I have been working on my bio-tech project and I have been stuck on this for a long.
Idea - Generating DNA sequences from a set of probabilities.
- For a sample, I took a given DNA string of length 128 and figured out conditional probabilities - the probability that C will follow A and so on.
I have generated probabilities for all possible combinations and now I have to rebuild a DNA sequence based on these probabilities.
For a clear Idea, below is my code in Java :
public class Generator {
static HashMap<String, Integer> countMap = new HashMap<>();
static int totalA = 0;
static int totalC = 0;
static int totalG = 0;
static int totalT = 0;
public static void learnChains(String sequence) {
// A followed by *
countMap.put("AT", sequence.split(Pattern.quote("AT"), -1).length - 1);
countMap.put("AA", sequence.split(Pattern.quote("AA"), -1).length - 1);
countMap.put("AG", sequence.split(Pattern.quote("AG"), -1).length - 1);
countMap.put("AC", sequence.split(Pattern.quote("AC"), -1).length - 1);
// C followed by *
countMap.put("CT", sequence.split(Pattern.quote("CT"), -1).length - 1);
countMap.put("CA", sequence.split(Pattern.quote("CA"), -1).length - 1);
countMap.put("CG", sequence.split(Pattern.quote("CG"), -1).length - 1);
countMap.put("CC", sequence.split(Pattern.quote("CC"), -1).length - 1);
// G followed by *
countMap.put("GT", sequence.split(Pattern.quote("GT"), -1).length - 1);
countMap.put("GA", sequence.split(Pattern.quote("GA"), -1).length - 1);
countMap.put("GG", sequence.split(Pattern.quote("GG"), -1).length - 1);
countMap.put("GC", sequence.split(Pattern.quote("GC"), -1).length - 1);
// T followed by *
countMap.put("TT", sequence.split(Pattern.quote("TT"), -1).length - 1);
countMap.put("TA", sequence.split(Pattern.quote("TA"), -1).length - 1);
countMap.put("TG", sequence.split(Pattern.quote("TG"), -1).length - 1);
countMap.put("TC", sequence.split(Pattern.quote("TC"), -1).length - 1);
// Print the map.
System.out.println(countMap);
for (Map.Entry<String, Integer> e : countMap.entrySet()) {
if (e.getKey().startsWith("A")) {
totalA += e.getValue(); // Let total[A] = count[AA] + count[AC] + count[AG] + count[AT]
}
if (e.getKey().startsWith("C")) {
totalC += e.getValue();
}
if (e.getKey().startsWith("G")) {
totalG += e.getValue();
}
if (e.getKey().startsWith("T")) {
totalT += e.getValue();
}
}
System.out.println(totalA);
System.out.println(totalC);
System.out.println(totalG);
System.out.println(totalT);
The output for the same follows as :
{AA=7, CC=9, GG=8, TT=3, AC=10, CG=10, AG=7, GT=8, TA=8, TC=5, CT=5, AT=9, TG=9, GA=12, GC=6, CA=5}
33
29
34
25
Here I am getting stuck :
I have to generate a random string one character at a time.

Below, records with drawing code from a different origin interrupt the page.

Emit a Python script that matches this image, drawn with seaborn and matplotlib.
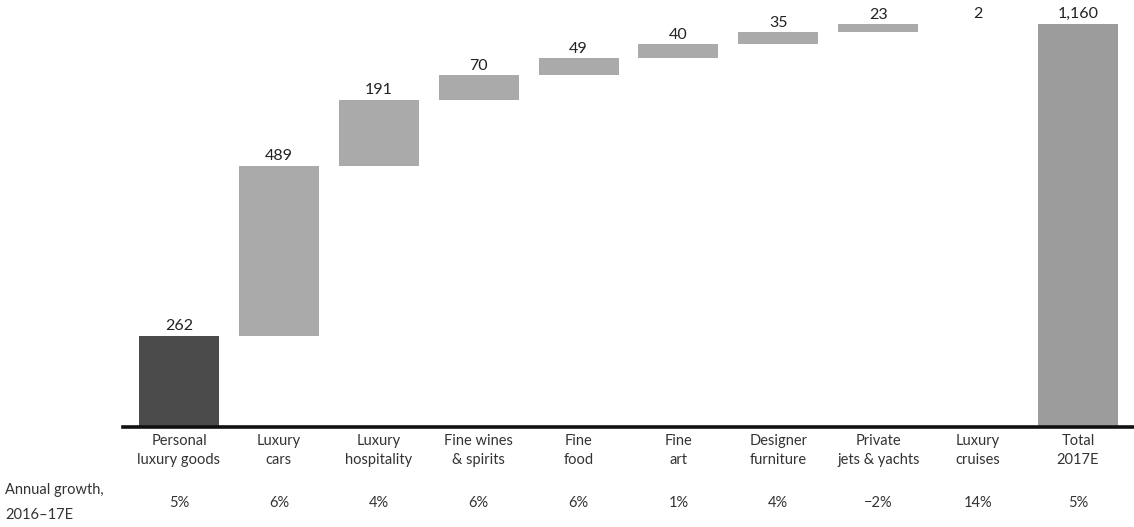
import numpy as np
import pandas as pd
import matplotlib
matplotlib.use("Agg")
import matplotlib.pyplot as plt
import seaborn as sns

categories = ["Personal\nluxury goods", "Luxury\ncars", "Luxury\nhospitality",
              "Fine wines\n& spirits", "Fine\nfood", "Fine\nart", "Designer\nfurniture",
              "Private\njets & yachts", "Luxury\ncruises", "Total\n2017E"]
values = [262, 489, 191, 70, 49, 40, 35, 23, 2, 1160]
value_labels = ["262", "489", "191", "70", "49", "40", "35", "23", "2", "1,160"]
growth = ["5%", "6%", "4%", "6%", "6%", "1%", "4%", "\u22122%", "14%", "5%"]
colors = ["#4b4b4b", "#aaaaaa", "#aaaaaa", "#aaaaaa", "#aaaaaa", "#aaaaaa",
          "#aaaaaa", "#aaaaaa", "#e4e4e4", "#9c9c9c"]

# waterfall bases: each step starts at the running total of the steps before it;
# the first segment and the total start from zero
bases = [0] + list(np.cumsum(values[:-2])) + [0]

df = pd.DataFrame({"category": categories, "value": values, "base": bases})

sns.set_theme(style="white")
plt.rcParams["font.family"] = ["Lato", "DejaVu Sans"]

fig = plt.figure(figsize=(11.34, 5.27), dpi=100)
ax = fig.add_axes([123 / 1134, 100 / 527, 1011 / 1134, 427 / 527])

sns.barplot(data=df, x="category", y="value", color=colors[1], width=0.8,
            bottom=df["base"].to_numpy(), saturation=1, linewidth=0, ax=ax)
for patch, c in zip(ax.patches, colors):
    patch.set_facecolor(c)

for i, (b, v, lab) in enumerate(zip(bases, values, value_labels)):
    ax.text(i, b + v + 8, lab, ha="center", va="bottom", fontsize=11.5, color="#222222")

ax.set_xlim(-0.56, 9.56)
ax.set_ylim(0, 1229)
ax.set_xlabel("")
ax.set_ylabel("")
ax.set_yticks([])
ax.set_xticks(range(len(categories)))
ax.set_xticklabels(categories, fontsize=10.5, color="#333333", linespacing=1.45)
ax.tick_params(axis="x", length=0, pad=5)
for s in ["top", "right", "left"]:
    ax.spines[s].set_visible(False)
ax.spines["bottom"].set_linewidth(2.6)
ax.spines["bottom"].set_color("#111111")

# annual growth row
for i, g in enumerate(growth):
    ax.text(i, -76 / 0.3474, g, ha="center", va="center", fontsize=10.5, color="#333333")
fig.text(5 / 1134, 1 - 490 / 527, "Annual growth,", ha="left", va="center",
         fontsize=10.5, color="#333333")
fig.text(5 / 1134, 1 - 515 / 527, "2016\u201317E", ha="left", va="center",
         fontsize=10.5, color="#333333")

fig.savefig("out.png", dpi=100)
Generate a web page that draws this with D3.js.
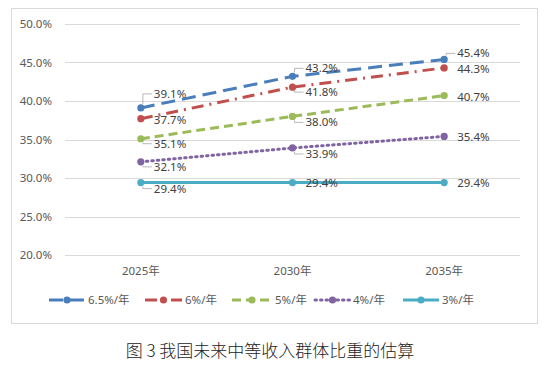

Start with a random character. Suppose it is “A”. Generate the next character as follows:
choose next character “A” with probability count[AA]/total[A]
choose next character “C” with probability count[AC]/total[A]
choose next character “G” with probability count[AG]/total[A]
choose next character “T” with probability count[AT]/total[A]
If the next character is “T”, then you use count[T**]/total[T] as the probability of generating character ** next, and so on
I have been trying to generate the random strings using Math.random(), but haven't been successful yet.
Any help with this would be highly appreciated.